The Wall Street Journal: “Levi Strauss & Co., plans to use lasers to create the holes, fraying and fading that give trendy jeans their worn look, a previously labor-intensive process that required garment workers to brush the fabric with sandpaper, rotary tools and chemicals. A laser can finish a pair of jeans in 90 seconds, compared with up to 20 minutes for hand-finishing. The new technology will cut the production and distribution cycle in half, enabling the San Francisco-based company to better match supply with demand. The goal: reducing end-of-season markdowns.”

“The lasers, which etch off layers of fiber, reduce the number of steps in denim manufacturing to three from as many as 20 … Levi Strauss expects that almost all of Levi’s jeans will be made using the laser technology by 2020, a company spokeswoman said.”

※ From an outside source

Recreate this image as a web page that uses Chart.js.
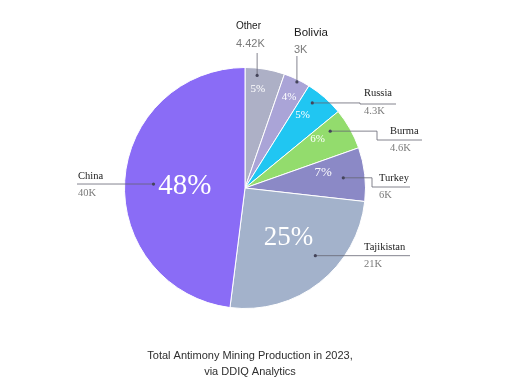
<!DOCTYPE html>
<html>
<head>
<meta charset="utf-8">
<script src="https://cdn.jsdelivr.net/npm/chart.js@4.4.1/dist/chart.umd.min.js"></script>
<style>
  html, body { margin: 0; padding: 0; background: #ffffff; }
  #wrap { width: 512px; height: 387px; }
</style>
</head>
<body>
<div id="wrap"><canvas id="c" width="512" height="387"></canvas></div>
<script>
// ---- data ----
const categories = ["Other", "Bolivia", "Russia", "Burma", "Turkey", "Tajikistan", "China"];
const valuesK = [4.42, 3, 4.3, 4.6, 6, 21, 40];
const valueLabels = ["4.42K", "3K", "4.3K", "4.6K", "6K", "21K", "40K"];
const percentLabels = ["5%", "4%", "5%", "6%", "7%", "25%", "48%"];
const titleLines = ["Total Antimony Mining Production in 2023,", "via DDIQ Analytics"];

// ---- styles ----
const sliceColors = ["#adb0c6", "#aaa4d7", "#20c6f2", "#93dc6d", "#8b89c6", "#a3b2cb", "#8a6cf6"];
const SERIF = "'Liberation Serif', 'DejaVu Serif', serif";
const SANS = "'Liberation Sans', Arial, sans-serif";

// per-slice annotation layout (radius fractions, angle shifts in degrees)
const pctStyle = [
  { r: 0.83, shift: -2.2, size: 11, font: SERIF },
  { r: 0.84, shift: 0.3, size: 11, font: SERIF },
  { r: 0.77, shift: -3.0, size: 11, font: SERIF },
  { r: 0.725, shift: -4.5, size: 11, font: SERIF },
  { r: 0.66, shift: -4.5, size: 13, font: SERIF },
  { r: 0.55, shift: -2.9, size: 27, font: SERIF },
  { r: 0.50, shift: -2.2, size: 29, font: SERIF }
];
const dotStyle = [
  { r: 0.94, shift: -3.4 },
  { r: 0.98, shift: 0.5 },
  { r: 0.90, shift: -3.0 },
  { r: 0.85, shift: -4.3 },
  { r: 0.82, shift: 0.6 },
  { r: 0.81, shift: -7.9 },
  { r: 0.76, shift: -1.1 }
];
// label: name position, value position, leader geometry (px from pie centre)
const labelStyle = [
  { nx: -9,  ny: -162, vx: -9,  vy: -144, font: SANS, size: 10, weight: "normal", vfont: SANS, vsize: 11,
    leader: { type: "up", topY: -135 } },
  { nx: 49,  ny: -155, vx: 49,  vy: -138, font: SANS, size: 11.5, weight: "500", vfont: SANS, vsize: 11,
    leader: { type: "up", topY: -132 } },
  { nx: 119, ny: -95,  vx: 119, vy: -77, font: SERIF, size: 10.5, weight: "normal", vfont: SERIF, vsize: 10.5,
    leader: { type: "elbow", elbowX: 115, lineY: -84, endX: 151 } },
  { nx: 145, ny: -57,  vx: 145, vy: -40, font: SERIF, size: 10.5, weight: "normal", vfont: SERIF, vsize: 10.5,
    leader: { type: "elbow", elbowX: 132, lineY: -48, endX: 177 } },
  { nx: 134, ny: -10,  vx: 134, vy: 7,   font: SERIF, size: 10.5, weight: "normal", vfont: SERIF, vsize: 10.5,
    leader: { type: "elbow", elbowX: 127, lineY: -1, endX: 165 } },
  { nx: 119, ny: 59,   vx: 119, vy: 76,  font: SERIF, size: 10.5, weight: "normal", vfont: SERIF, vsize: 10.5,
    leader: { type: "flat", endX: 165 } },
  { nx: -167, ny: -12, vx: -167, vy: 5,  font: SERIF, size: 10.5, weight: "normal", vfont: SERIF, vsize: 10.5,
    leader: { type: "flat", endX: -168 } }
];

const annotatePlugin = {
  id: "annotate",
  afterDatasetsDraw(chart) {
    const ctx = chart.ctx;
    const meta = chart.getDatasetMeta(0);
    meta.data.forEach((arc, i) => {
      const p = arc.getProps(["x", "y", "startAngle", "endAngle", "outerRadius"], true);
      const cx = p.x, cy = p.y, R = p.outerRadius;
      const mid = (p.startAngle + p.endAngle) / 2;
      // percent label
      const ps = pctStyle[i];
      const pa = mid + ps.shift * Math.PI / 180;
      ctx.save();
      ctx.fillStyle = "#ffffff";
      ctx.font = `${ps.size}px ${ps.font}`;
      ctx.textAlign = "center";
      ctx.textBaseline = "middle";
      ctx.fillText(percentLabels[i], cx + Math.cos(pa) * R * ps.r, cy + Math.sin(pa) * R * ps.r);
      ctx.restore();

      // leader dot
      const ds = dotStyle[i];
      const da = mid + ds.shift * Math.PI / 180;
      const dx = cx + Math.cos(da) * R * ds.r;
      const dy = cy + Math.sin(da) * R * ds.r;
      const ls = labelStyle[i];
      const L = ls.leader;
      ctx.save();
      ctx.strokeStyle = "#646472";
      ctx.lineWidth = 0.8;
      ctx.beginPath();
      ctx.moveTo(dx, dy);
      if (L.type === "up") {
        ctx.lineTo(dx, cy + L.topY);
      } else if (L.type === "elbow") {
        ctx.lineTo(cx + L.elbowX, dy);
        ctx.lineTo(cx + L.elbowX, cy + L.lineY);
        ctx.lineTo(cx + L.endX, cy + L.lineY);
      } else {
        ctx.lineTo(cx + L.endX, dy);
      }
      ctx.stroke();
      ctx.fillStyle = "#44445a";
      ctx.beginPath();
      ctx.arc(dx, dy, 1.6, 0, Math.PI * 2);
      ctx.fill();

      // name + value
      ctx.textAlign = "left";
      ctx.textBaseline = "middle";
      ctx.fillStyle = "#1a1a1a";
      ctx.font = `${ls.weight} ${ls.size}px ${ls.font}`;
      ctx.fillText(categories[i], cx + ls.nx, cy + ls.ny);
      ctx.fillStyle = "#7a7a7a";
      ctx.font = `${ls.vsize}px ${ls.vfont}`;
      ctx.fillText(valueLabels[i], cx + ls.vx, cy + ls.vy);
      ctx.restore();
    });

    // caption
    ctx.save();
    ctx.fillStyle = "#2e2e2e";
    ctx.font = `11px ${SANS}`;
    ctx.textAlign = "center";
    ctx.textBaseline = "middle";
    ctx.fillText(titleLines[0], 250, 356);
    ctx.fillText(titleLines[1], 250, 372);
    ctx.restore();
  }
};

new Chart(document.getElementById("c"), {
  type: "pie",
  data: {
    labels: categories,
    datasets: [{
      data: valuesK,
      backgroundColor: sliceColors,
      borderColor: "#ffffff",
      borderWidth: 1
    }]
  },
  options: {
    responsive: false,
    devicePixelRatio: 1,
    animation: false,
    layout: { padding: { left: 124, right: 146, top: 67, bottom: 78 } },
    plugins: {
      legend: { display: false },
      tooltip: { enabled: false },
      title: { display: false }
    }
  },
  plugins: [annotatePlugin]
});
</script>
</body>
</html>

“The company partnered with Jeanologia, a Spanish technology company, to upgrade its existing laser technology, which will be rolled out by its suppliers in coming years. It also developed software that allows its designers to create the holes, whiskers and other detailing on a computer and send a digital prototype to factories with the push of a button. With the automated system, the finishing is done after the denim is washed, which allows Levi Strauss to make last-minute style changes. Once the jeans go into production, they can arrive in warehouses in three months, down from six months.”